Thankfully, the 27-inch version of the iMac does still allow you to open a small panel on the back of the display in order to install additional RAM, up to a maximum of 64GB (an option not available on the 21.5-inch model). That, however, remains the only option for user upgrades and repairs, with a conspicuous void continuing to hover over Apple's plans for a more upgradeable Mac Pro revamp.


There's still a clear line drawn between the Core processors used in the iMac, and the Xeon-based iMac Pro, but the 2019 iMac also offers a number of build-to-order upgrades at the time of purchase, and we were able to test the iMac with its top-of-the-range options, including an eight-core, 9th generation Core i9-9900K processor, Radeon Pro Vega 48 (8GB), and 512GB solid-state drive, which comes to a rather imposing total of £3,284 (inc. VAT; £2,736.67 ex. VAT, or $3,449). Even so, that's still far less than the iMac Pro, which starts at an eye-watering 'entry-level' price of £4,899 inc.VAT; £4,082.50 ex. VAT, or $4,999).

A closer look at Apple's claim of 2x performance boost reveals that this figure is averaged out over a number of tests conducted by Apple, but the build-to-order configuration we tested does still provide a real challenge to the iMac Pro.

The raw processor performance of Intel's 9th generation chip is certainly impressive, with the 2019 iMac achieving Geekbench 4 scores of 6395 for single-core performance and 33,700 for multi-core. That gives it a slight edge over the entry-level version of the 2017 iMac Pro we tested, which managed a single-core score of 5,134, and multi-core score of 31,400.
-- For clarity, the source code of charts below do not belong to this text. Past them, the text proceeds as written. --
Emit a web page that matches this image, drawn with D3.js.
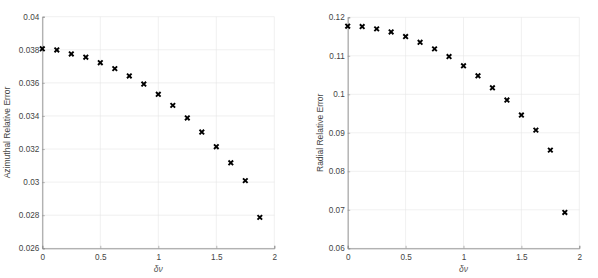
<!DOCTYPE html>
<html><head><meta charset="utf-8">
<script src="https://cdn.jsdelivr.net/npm/d3@7"></script>
<style>
body{margin:0;background:#fff;}
svg text{font-family:"Liberation Sans",Arial,sans-serif;}
</style></head>
<body><svg id="c" width="598" height="278"></svg>
<script>
const dnu = [0,0.125,0.25,0.375,0.5,0.625,0.75,0.875,1,1.125,1.25,1.375,1.5,1.625,1.75,1.875];
const azimuthal = [0.03806,0.03799,0.03775,0.03755,0.03722,0.03686,0.03642,0.03593,0.03531,0.03464,0.03388,0.03303,0.03214,0.03117,0.03009,0.02787];
const radial = [0.1177,0.1176,0.1170,0.1162,0.1150,0.1135,0.1118,0.1098,0.1074,0.1048,0.1017,0.0985,0.0946,0.0907,0.0855,0.0693];
const xTicks = [0,0.5,1,1.5,2];
const azTicks = [0.026,0.028,0.03,0.032,0.034,0.036,0.038,0.04];
const radTicks = [0.06,0.07,0.08,0.09,0.1,0.11,0.12];

const svg = d3.select("#c");
function panel(opt){
  const g = svg.append("g");
  const x = d3.scaleLinear().domain([0,2]).range([opt.x0,opt.x1]);
  const y = d3.scaleLinear().domain(opt.ydom).range([opt.y1,opt.y0]);
  g.selectAll(".gx").data(xTicks).enter().append("line")
    .attr("x1",d=>x(d)).attr("x2",d=>x(d)).attr("y1",opt.y0).attr("y2",opt.y1)
    .attr("stroke","#e5e5e5").attr("stroke-width",0.6);
  g.selectAll(".gy").data(opt.yTicks).enter().append("line")
    .attr("y1",d=>y(d)).attr("y2",d=>y(d)).attr("x1",opt.x0).attr("x2",opt.x1)
    .attr("stroke","#e5e5e5").attr("stroke-width",0.6);
  const xa = g.append("g").attr("transform",`translate(0,${opt.y1})`)
    .call(d3.axisBottom(x).tickValues(xTicks).tickSize(-2.5).tickPadding(6).tickFormat(d3.format("~g")));
  const ya = g.append("g").attr("transform",`translate(${opt.x0},0)`)
    .call(d3.axisLeft(y).tickValues(opt.yTicks).tickSize(-2.5).tickPadding(3).tickFormat(d=>String(+d.toPrecision(6))));
  [xa,ya].forEach(a=>{
    a.select(".domain").attr("stroke","#8c8c8c").attr("stroke-width",0.9);
    a.selectAll(".tick line").attr("stroke","#8c8c8c").attr("stroke-width",0.6);
    a.selectAll("text").attr("fill","#444").attr("font-size",8.2).attr("font-family","Liberation Sans, Arial, sans-serif");
  });
  g.append("text").attr("x",(opt.x0+opt.x1)/2).attr("y",272).attr("text-anchor","middle")
    .attr("font-size",8.5).attr("font-style","italic").attr("fill","#555")
    .attr("font-family","Liberation Serif, Times New Roman, serif").text("δν");
  g.append("text").attr("transform",`translate(${opt.labx},${(opt.y0+opt.y1)/2}) rotate(-90)`)
    .attr("text-anchor","middle").attr("font-size",8.5).attr("fill","#444").text(opt.ylabel);
  const s = 2.3;
  g.selectAll(".m").data(dnu.map((d,i)=>[d,opt.vals[i]])).enter().append("path")
    .attr("d",d=>{const cx=x(d[0]),cy=y(d[1]);return `M${cx-s},${cy-s}L${cx+s},${cy+s}M${cx-s},${cy+s}L${cx+s},${cy-s}`;})
    .attr("stroke","#000").attr("stroke-width",1.9).attr("fill","none");
}
panel({x0:42.3,x1:274.3,y0:16.7,y1:248.3,ydom:[0.026,0.04],yTicks:azTicks,vals:azimuthal,ylabel:"Azimuthal Relative Error",labx:9.5});
panel({x0:347.7,x1:579.3,y0:17.3,y1:248.3,ydom:[0.06,0.12],yTicks:radTicks,vals:radial,ylabel:"Radial Relative Error",labx:322.5});
</script></body></html>
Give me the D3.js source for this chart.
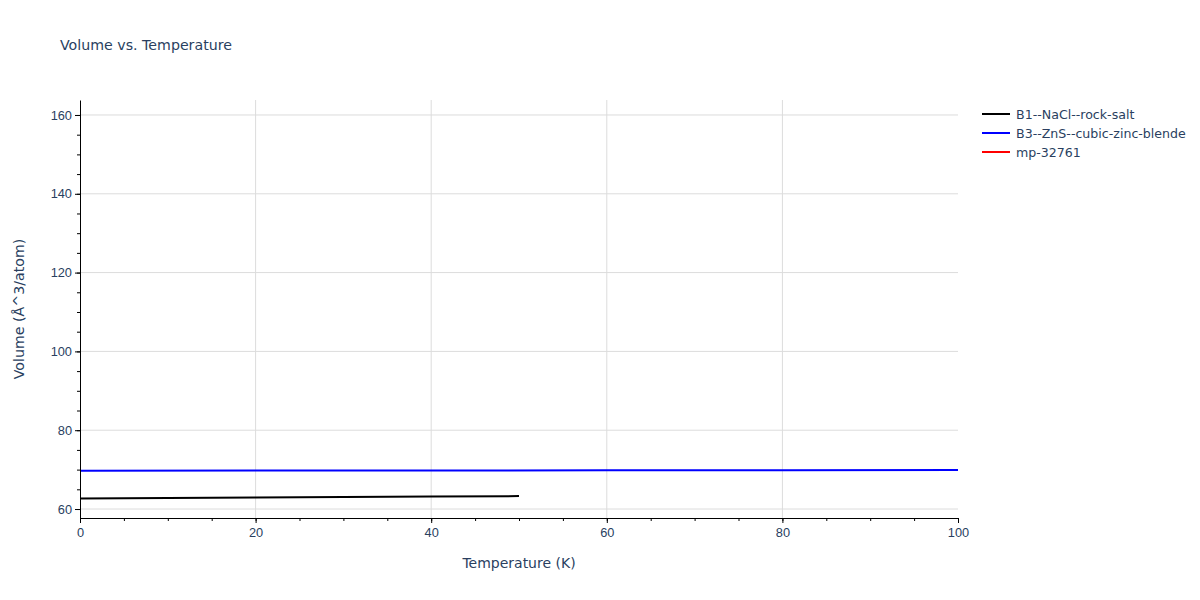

The current R20 version of Cinebench abandons GPU tests, although the older R15 release scores the iMac at an impressive 162fps, compared to 120fps for the iMac Pro, and 99.5fps for the 2017 edition of the iMac. The Unigine Valley graphics benchmark produces a more modest result when running its Extreme HD settings, but still manages a very respectable 54.8fps. Even the Fusion drive performs well, given that it's a hybrid HD/SSD device, recording read and write speeds of 2,864MB/s and 1,885MB/s respectively.

Image: Apple


The overlap between the iMac and iMac Pro ranges is a little puzzling, but the improved performance of the 2019 iMac will be welcomed by owners of older Mac models who have eyed the iMac Pro with envy and empty pockets. The iMac Pro – with up to 18 cores in its Xeon processor – will still be more adept at workstation-level tasks, such as 3D animation or editing multiple streams of 4K video. But for many professional users in fields such as video, design and audio, the 2019 edition of the standard 27-inch iMac will be a very welcome upgrade.